Records from a data collection:
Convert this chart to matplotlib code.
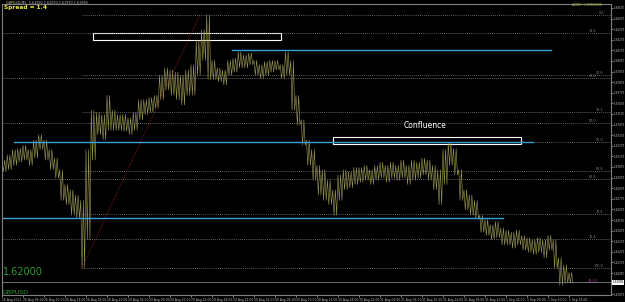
import numpy as np
import matplotlib.pyplot as plt

# GBPUSD hourly high / low, trading hours counted from 26 Aug 02:00
hours = np.arange(109)
highs = [1.6314, 1.6319, 1.6324, 1.6325, 1.6328, 1.6324, 1.6333, 1.6338, 1.6333, 1.6324,
         1.6316, 1.6305, 1.6291, 1.6286, 1.6281, 1.6276, 1.6324, 1.6361, 1.6359, 1.6357,
         1.6375, 1.6361, 1.6357, 1.6357, 1.6354, 1.6359, 1.6371, 1.6371, 1.6373, 1.6375,
         1.6394, 1.6401, 1.6399, 1.6397, 1.6394, 1.6399, 1.6404, 1.6427, 1.6437, 1.6451,
         1.6408, 1.6401, 1.6399, 1.6408, 1.6410, 1.6416, 1.6413, 1.6415, 1.6408, 1.6404,
         1.6407, 1.6408, 1.6408, 1.6404, 1.6416, 1.6408, 1.6375, 1.6352, 1.6333, 1.6324,
         1.6309, 1.6305, 1.6295, 1.6286, 1.6300, 1.6305, 1.6303, 1.6307, 1.6307, 1.6309,
         1.6305, 1.6309, 1.6312, 1.6309, 1.6312, 1.6309, 1.6314, 1.6309, 1.6314, 1.6312,
         1.6316, 1.6314, 1.6309, 1.6305, 1.6324, 1.6331, 1.6325, 1.6305, 1.6286, 1.6281,
         1.6276, 1.6262, 1.6258, 1.6253, 1.6256, 1.6250, 1.6248, 1.6246, 1.6248, 1.6243,
         1.6241, 1.6239, 1.6241, 1.6239, 1.6243, 1.6239, 1.6222, 1.6215, 1.6208]
lows = [1.6303, 1.6305, 1.6309, 1.6312, 1.6314, 1.6309, 1.6316, 1.6324, 1.6314, 1.6305,
        1.6297, 1.6276, 1.6272, 1.6262, 1.6259, 1.6212, 1.6239, 1.6314, 1.6338, 1.6333,
        1.6342, 1.6342, 1.6342, 1.6341, 1.6338, 1.6342, 1.6352, 1.6357, 1.6359, 1.6363,
        1.6371, 1.6380, 1.6375, 1.6371, 1.6366, 1.6375, 1.6375, 1.6394, 1.6408, 1.6390,
        1.6390, 1.6388, 1.6385, 1.6394, 1.6397, 1.6401, 1.6401, 1.6404, 1.6394, 1.6391,
        1.6394, 1.6397, 1.6399, 1.6391, 1.6394, 1.6361, 1.6347, 1.6328, 1.6309, 1.6295,
        1.6281, 1.6276, 1.6272, 1.6262, 1.6276, 1.6286, 1.6288, 1.6291, 1.6293, 1.6295,
        1.6291, 1.6295, 1.6297, 1.6293, 1.6297, 1.6295, 1.6297, 1.6291, 1.6295, 1.6297,
        1.6300, 1.6295, 1.6286, 1.6272, 1.6291, 1.6309, 1.6300, 1.6276, 1.6267, 1.6262,
        1.6259, 1.6246, 1.6243, 1.6239, 1.6241, 1.6234, 1.6234, 1.6231, 1.6234, 1.6229,
        1.6227, 1.6225, 1.6227, 1.6222, 1.6229, 1.6212, 1.6196, 1.6198, 1.6198]

time_ticks = list(range(0, 112, 4))
time_labels = ['26 Aug 2011', '26 Aug 06:00', '26 Aug 10:00', '26 Aug 14:00', '26 Aug 18:00',
               '26 Aug 22:00', '29 Aug 02:00', '29 Aug 06:00', '29 Aug 10:00', '29 Aug 14:00',
               '29 Aug 18:00', '29 Aug 22:00', '30 Aug 02:00', '30 Aug 06:00', '30 Aug 10:00',
               '30 Aug 14:00', '30 Aug 18:00', '30 Aug 22:00', '31 Aug 02:00', '31 Aug 06:00',
               '31 Aug 10:00', '31 Aug 14:00', '31 Aug 18:00', '31 Aug 22:00', '1 Sep 02:00',
               '1 Sep 06:00', '1 Sep 10:00', '1 Sep 14:00']

# fibonacci drawn from the 26 Aug low to the 29 Aug high
fib_start = (15.2, 1.6212)
fib_end = (37.7, 1.6451)
fib_levels = [0.0, 23.6, 38.2, 50.0, 61.8, 78.6, 100.0]

# second set of dotted levels (anchored off screen)
other_prices = [1.6434, 1.6391, 1.6349, 1.6296, 1.6240]
other_labels = ['11.8', '38.2', '50.0', '61.8', '76.4']

# blue support / resistance lines: start hour, end hour, price
blue_lines = [(43.8, 104.6, 1.6418), (2.3, 101.1, 1.6331), (-0.4, 95.4, 1.6259)]
# white boxes: start hour, end hour, low, high
boxes = [(17.3, 53.1, 1.6427, 1.6434), (63.0, 98.9, 1.6329, 1.6336)]

bid = 1.61990
price_ticks = [1.61875] + [round(1.62075 + 0.001 * k, 5) for k in range(26)]
bar_color = '#a09d55'
grey = '#808080'

fig = plt.figure(figsize=(6.25, 3.02), dpi=100, facecolor='black')
ax = fig.add_axes([2 / 625, 1 - 295 / 302, 609 / 625, 291 / 302])
ax.set_facecolor('black')
ax.set_xlim(0, 116)
ax.set_ylim(1.61868, 1.64612)

# price bars drawn as a dense zig-zag between each hour's high and low
xs, ys = [], []
for t, h, l in zip(hours, highs, lows):
    xs += [t, t + 0.25, t + 0.5, t + 0.75]
    ys += [h, l, h, l]
ax.plot(xs, ys, color=bar_color, lw=0.4)

# fibonacci
ax.plot([fib_start[0], fib_end[0]], [fib_start[1], fib_end[1]], color='#b22222',
        ls=(0, (1, 1.5)), lw=0.6)
rng = fib_end[1] - fib_start[1]
for lv in fib_levels:
    p = fib_end[1] - rng * lv / 100
    ax.plot([fib_start[0], 116], [p, p], color=grey, ls=(0, (1, 1.5)), lw=0.6)
    ax.text(114.6, p, f'{lv:.1f}', color=grey, fontsize=2.4, ha='right', va='bottom')

for p, lab in zip(other_prices, other_labels):
    ax.axhline(p, color=grey, ls=(0, (1, 1.5)), lw=0.6)
    ax.text(113.2, p, lab, color=grey, fontsize=2.4, ha='right', va='bottom')

for x0, x1, p in blue_lines:
    ax.plot([x0, x1], [p, p], color='#3a9fd8', lw=1.0)

for x0, x1, lo, hi in boxes:
    ax.add_patch(plt.Rectangle((x0, lo), x1 - x0, hi - lo, fill=False, ec='white', lw=0.8))

ax.text(80.6, 1.6342, 'Confluence', color='white', fontsize=5.5, ha='center', va='bottom')

# bid line
ax.axhline(bid, color=grey, lw=0.6)
ax.annotate(f'{bid:.5f}', xy=(1.0, bid), xycoords=('axes fraction', 'data'),
            xytext=(1.0, 0), textcoords='offset points', fontsize=2.0, color='black',
            va='center', ha='left', annotation_clip=False,
            bbox=dict(boxstyle='square,pad=0.2', fc='white', ec='none'))
ax.text(113.5, 1.6200, '43:15', color='#a030a0', fontsize=2.6, ha='right', va='center')

# axes styling
for s in ax.spines.values():
    s.set_color(grey)
    s.set_linewidth(0.8)
ax.yaxis.tick_right()
ax.set_yticks(price_ticks)
ax.yaxis.set_major_formatter(plt.FormatStrFormatter('%.5f'))
ax.tick_params(axis='y', colors='#c0c0c0', labelsize=2.0, length=1.5, width=0.5, pad=0.5)
ax.set_xticks(time_ticks)
ax.set_xticklabels(time_labels, ha='left')
ax.tick_params(axis='x', colors='#c0c0c0', labelsize=2.2, length=1.5, width=0.5, pad=0.5)

ax.text(0.2, 1.6204, '1.62000', color='#2f9a2f', fontsize=7, ha='left', va='bottom')
ax.text(0.2, 1.6187, 'GBPUSD', color='#2f9a2f', fontsize=4.5, ha='left', va='bottom')

fig.text(6 / 625, 1 - 3 / 302, 'GBPUSD,M5  1.61990 1.62010 1.61970 1.61990',
         color='#c0c0c0', fontsize=2.4, va='center', ha='left')
fig.text(4 / 625, 1 - 8 / 302, 'Spread = 1.4', color='#e8e840', fontsize=4.2,
         fontweight='bold', va='center', ha='left')
fig.text(603 / 625, 1 - 5 / 302, 'A.DBP+SOMEBRIE', color='#a8b040', fontsize=2.4,
         va='center', ha='right')

plt.savefig('out.png', dpi=100, facecolor='black')
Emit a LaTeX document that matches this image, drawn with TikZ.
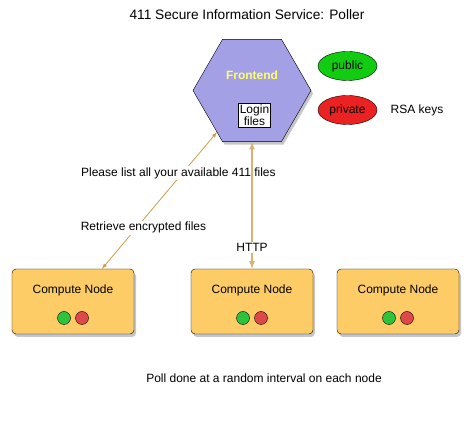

WHAT YOU WILL DO:
Reproduce the material above from its first line through the line containing "import matplotlib.pyplot as plt", both ends included, and skip every picture.

EXERCISE OUTPUT:
Convert this chart to matplotlib code.
import numpy as np
import matplotlib.pyplot as plt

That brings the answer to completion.